SUPPLIED INFORMATION:
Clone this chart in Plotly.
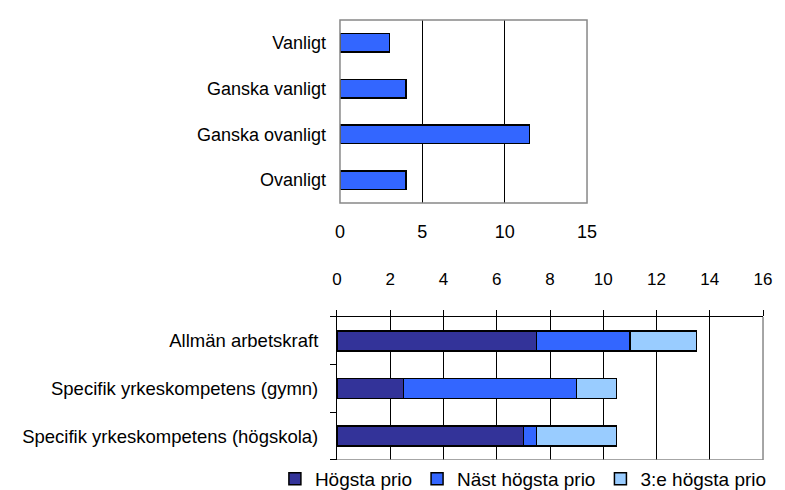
import plotly.graph_objects as go

# --- Data -------------------------------------------------------------------
freq_labels = ["Vanligt", "Ganska vanligt", "Ganska ovanligt", "Ovanligt"]
freq_values = [3, 4, 11.5, 4]

prio_labels = ["Allmän arbetskraft", "Specifik yrkeskompetens (gymn)",
               "Specifik yrkeskompetens (högskola)"]
hogsta = [7.5, 2.5, 7]
nast_hogsta = [3.5, 6.5, 0.5]
tredje_hogsta = [2.5, 1.5, 3]

COLORS = {
    "mork": "#333399",
    "bla": "#3366FF",
    "ljus": "#99CCFF",
    "ram": "#888888",
}
FONT = "Arial, Liberation Sans, sans-serif"
LINE = dict(color="black", width=1.5)

fig = go.Figure()

# --- Top chart --------------------------------------------------------------
fig.add_trace(go.Bar(
    x=freq_values, y=freq_labels, orientation="h", width=0.4,
    marker=dict(color=COLORS["bla"], line=LINE),
    xaxis="x", yaxis="y", showlegend=False,
))

# --- Bottom chart (stacked) -------------------------------------------------
for name, vals, col in [("Högsta prio", hogsta, COLORS["mork"]),
                        ("Näst högsta prio", nast_hogsta, COLORS["bla"]),
                        ("3:e högsta prio", tredje_hogsta, COLORS["ljus"])]:
    fig.add_trace(go.Bar(
        x=vals, y=prio_labels, orientation="h", name=name, width=0.42,
        marker=dict(color=col, line=LINE),
        xaxis="x2", yaxis="y2",
    ))

fig.update_layout(
    width=785, height=490,
    margin=dict(l=0, r=0, t=0, b=0, autoexpand=False),
    paper_bgcolor="white", plot_bgcolor="white",
    font=dict(family=FONT, size=18, color="black"),
    barmode="stack",
    xaxis=dict(
        domain=[0.4229, 0.7376], anchor="y",
        range=[0, 15], tickvals=[0, 5, 10, 15],
        showgrid=True, gridcolor="black", gridwidth=1,
        zeroline=False, showline=False, ticks="",
        ticklabelstandoff=16, tickfont=dict(size=18),
    ),
    yaxis=dict(
        domain=[0.602, 0.9755], anchor="x",
        type="category", categoryorder="array",
        categoryarray=freq_labels[::-1],
        showgrid=False, zeroline=False, showline=False, ticks="",
        ticklabelstandoff=13, tickfont=dict(size=18),
    ),
    xaxis2=dict(
        domain=[0.4191, 0.9618], anchor="y2", side="top",
        range=[0, 16], dtick=2,
        showgrid=True, gridcolor="black", gridwidth=1,
        zeroline=False, showline=True, linecolor="black", linewidth=1,
        ticks="outside", ticklen=6, tickcolor="black",
        ticklabelstandoff=18, tickfont=dict(size=17),
    ),
    yaxis2=dict(
        domain=[0.0776, 0.3694], anchor="x2",
        type="category", categoryorder="array",
        categoryarray=prio_labels[::-1],
        showgrid=False, zeroline=False, showline=True,
        linecolor="black", linewidth=1,
        ticks="outside", ticklen=6, tickcolor="black",
        tickson="boundaries", ticklabelstandoff=14,
        tickfont=dict(size=18.5),
    ),
    legend=dict(
        orientation="h", x=0.34, y=0.0, xanchor="left", yanchor="bottom",
        font=dict(size=19), traceorder="normal",
        itemwidth=30, tracegroupgap=0,
    ),
    shapes=[
        # grey frame round the top chart
        dict(type="rect", xref="x domain", yref="y domain",
             x0=0, x1=1, y0=0, y1=1,
             line=dict(color=COLORS["ram"], width=1.5), layer="above"),
        # grey right and bottom edges of the bottom chart
        dict(type="line", xref="x2 domain", yref="y2 domain",
             x0=1, x1=1, y0=0, y1=1,
             line=dict(color=COLORS["ram"], width=1.5), layer="above"),
        dict(type="line", xref="x2 domain", yref="y2 domain",
             x0=0, x1=1, y0=0, y1=0,
             line=dict(color=COLORS["ram"], width=1.5), layer="above"),
    ],
)

fig.write_html("out.html")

GIVEN TASK:
Repeat the material above in full and unchanged, minus its images.

OUTPUT FOR THIS TASK:
Clone this chart in Plotly.
import plotly.graph_objects as go

# --- Data -------------------------------------------------------------------
freq_labels = ["Vanligt", "Ganska vanligt", "Ganska ovanligt", "Ovanligt"]
freq_values = [3, 4, 11.5, 4]

prio_labels = ["Allmän arbetskraft", "Specifik yrkeskompetens (gymn)",
               "Specifik yrkeskompetens (högskola)"]
hogsta = [7.5, 2.5, 7]
nast_hogsta = [3.5, 6.5, 0.5]
tredje_hogsta = [2.5, 1.5, 3]

COLORS = {
    "mork": "#333399",
    "bla": "#3366FF",
    "ljus": "#99CCFF",
    "ram": "#888888",
}
FONT = "Arial, Liberation Sans, sans-serif"
LINE = dict(color="black", width=1.5)

fig = go.Figure()

# --- Top chart --------------------------------------------------------------
fig.add_trace(go.Bar(
    x=freq_values, y=freq_labels, orientation="h", width=0.4,
    marker=dict(color=COLORS["bla"], line=LINE),
    xaxis="x", yaxis="y", showlegend=False,
))

# --- Bottom chart (stacked) -------------------------------------------------
for name, vals, col in [("Högsta prio", hogsta, COLORS["mork"]),
                        ("Näst högsta prio", nast_hogsta, COLORS["bla"]),
                        ("3:e högsta prio", tredje_hogsta, COLORS["ljus"])]:
    fig.add_trace(go.Bar(
        x=vals, y=prio_labels, orientation="h", name=name, width=0.42,
        marker=dict(color=col, line=LINE),
        xaxis="x2", yaxis="y2",
    ))

fig.update_layout(
    width=785, height=490,
    margin=dict(l=0, r=0, t=0, b=0, autoexpand=False),
    paper_bgcolor="white", plot_bgcolor="white",
    font=dict(family=FONT, size=18, color="black"),
    barmode="stack",
    xaxis=dict(
        domain=[0.4229, 0.7376], anchor="y",
        range=[0, 15], tickvals=[0, 5, 10, 15],
        showgrid=True, gridcolor="black", gridwidth=1,
        zeroline=False, showline=False, ticks="",
        ticklabelstandoff=16, tickfont=dict(size=18),
    ),
    yaxis=dict(
        domain=[0.602, 0.9755], anchor="x",
        type="category", categoryorder="array",
        categoryarray=freq_labels[::-1],
        showgrid=False, zeroline=False, showline=False, ticks="",
        ticklabelstandoff=13, tickfont=dict(size=18),
    ),
    xaxis2=dict(
        domain=[0.4191, 0.9618], anchor="y2", side="top",
        range=[0, 16], dtick=2,
        showgrid=True, gridcolor="black", gridwidth=1,
        zeroline=False, showline=True, linecolor="black", linewidth=1,
        ticks="outside", ticklen=6, tickcolor="black",
        ticklabelstandoff=18, tickfont=dict(size=17),
    ),
    yaxis2=dict(
        domain=[0.0776, 0.3694], anchor="x2",
        type="category", categoryorder="array",
        categoryarray=prio_labels[::-1],
        showgrid=False, zeroline=False, showline=True,
        linecolor="black", linewidth=1,
        ticks="outside", ticklen=6, tickcolor="black",
        tickson="boundaries", ticklabelstandoff=14,
        tickfont=dict(size=18.5),
    ),
    legend=dict(
        orientation="h", x=0.34, y=0.0, xanchor="left", yanchor="bottom",
        font=dict(size=19), traceorder="normal",
        itemwidth=30, tracegroupgap=0,
    ),
    shapes=[
        # grey frame round the top chart
        dict(type="rect", xref="x domain", yref="y domain",
             x0=0, x1=1, y0=0, y1=1,
             line=dict(color=COLORS["ram"], width=1.5), layer="above"),
        # grey right and bottom edges of the bottom chart
        dict(type="line", xref="x2 domain", yref="y2 domain",
             x0=1, x1=1, y0=0, y1=1,
             line=dict(color=COLORS["ram"], width=1.5), layer="above"),
        dict(type="line", xref="x2 domain", yref="y2 domain",
             x0=0, x1=1, y0=0, y1=0,
             line=dict(color=COLORS["ram"], width=1.5), layer="above"),
    ],
)

fig.write_html("out.html")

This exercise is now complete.